La situazione attuale del Sudan non sembra migliorare a distanza di più di un anno dallo scoppio delle ostilità nella capitale Khartoum e dal riaccendersi della brutale violenza anche su base etnica nelle regioni occidentali del Darfur.
La stampa nazionale e internazionale ha riportato solo marginalmente i brutali fatti che hanno travolto nell’ultimo anno anche altre città come Wad Madani e la regione di Al Jazeera e White Nile, il Kordofan e negli ultimi giorni la situazione è drammatica nella città di El Fasher.
Al centro di tutto questo sono gli interessi e la sete di potere dei due generali Abdel Fattah al-Burhan, leader dell’esercito regolare Sudanese Armed Forces (SAF) e Mohamed Hamdan Dagalo, meglio conosciuto come Hemedti, il capo del gruppo paramilitare Rapid Support Forces (RSF). I due generali erano precedentemente al servizio diretto del Presidente Omar al-Bashir che cadde nell’aprile del 2019 dopo quasi trent’anni di regime militare. Tutto questo fermando definitivamente e drammaticamente il processo di democratizzazione e di transizione verso un governo civile per cui la popolazione sudanese si era a lungo e pacificamente battuta.
PRIMA | ||
L’ultimo report delle Nazioni Unite riporta che circa 8.8 milioni di persone hanno lasciato le loro case da aprile 2023 e di questi la maggior parte (7.1 milioni) è rimasta all’interno del grande paese spostandosi dove la guerra sembra ancora non arrivare mentre molti altri hanno chiesto rifugio/asilo negli stati confinanti (Chad, Egitto, Etiopia, Sud Sudan).

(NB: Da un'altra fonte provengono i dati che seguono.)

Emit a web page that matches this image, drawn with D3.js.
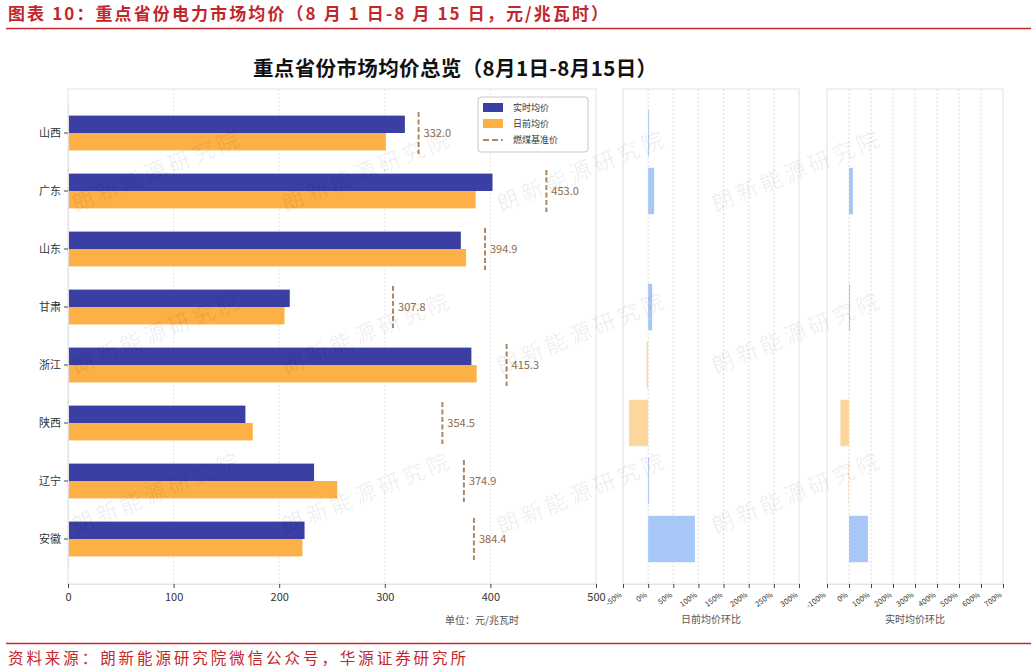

È stato stimato un bisogno di aiuto umanitario enorme ma tuttora ancora non è possibile un accesso sicuro in molte aree. Il sistema sanitario nelle zone dove si combatte, come tuttora a Khartoum, è completamente collassato con gli ospedali che hanno perso gran parte del personale che è fuggito e non ricevono i rifornimenti necessari. Nelle aree di accoglienza dei rifugiati la situazione è altrettanto drammatica.
Per ritornare a funzionare gli apparati statali amministrativi si sono spostati nella città di Port Sudan ed è da lì che OVCI ha cercato negli ultimi mesi di riprendere formalmente la propria registrazione nel paese presso il Sudan Humanitarian Aid Commission (organismo che regola l’attività di tutte le organizzazioni umanitarie operanti in Sudan) incaricando formalmente uno dei fidati collaboratori di OVCI che nel frattempo era rimasto a Khartoum, Alsadiq Mohammed Harun, di rappresentare l’organismo in Sudan e di regolarizzare i rapporti con i collaboratori, molti dei quali già fuggiti verso zone più calme.
DOPO | ||
Per il momento le condizioni di sicurezza non permettono purtroppo il rientro in attività dei centri riabilitativi che OVCI aveva costruito ad Omdurman e a Dar el Salam. A riguardo continua il dialogo con l’Ambasciata, che nel frattempo è operativa da Addis Abeba, e l’Agenzia Italiana per la Cooperazione Internazionale nonché le altre associazioni ed organismi internazionali e locali che operavano in Sudan, per mantenere alta l’attenzione al contesto e poter ripartire al più presto possibile.
Speriamo quindi che i vari tavoli di mediazione portino ad un cessate il fuoco e che si delinei una situazione politica sufficientemente stabile affinché si avviino le condizioni per riprendere le attività che OVCI, da più di vent’anni, portava avanti a supporto dei bambini con disabilità e le loro famiglie.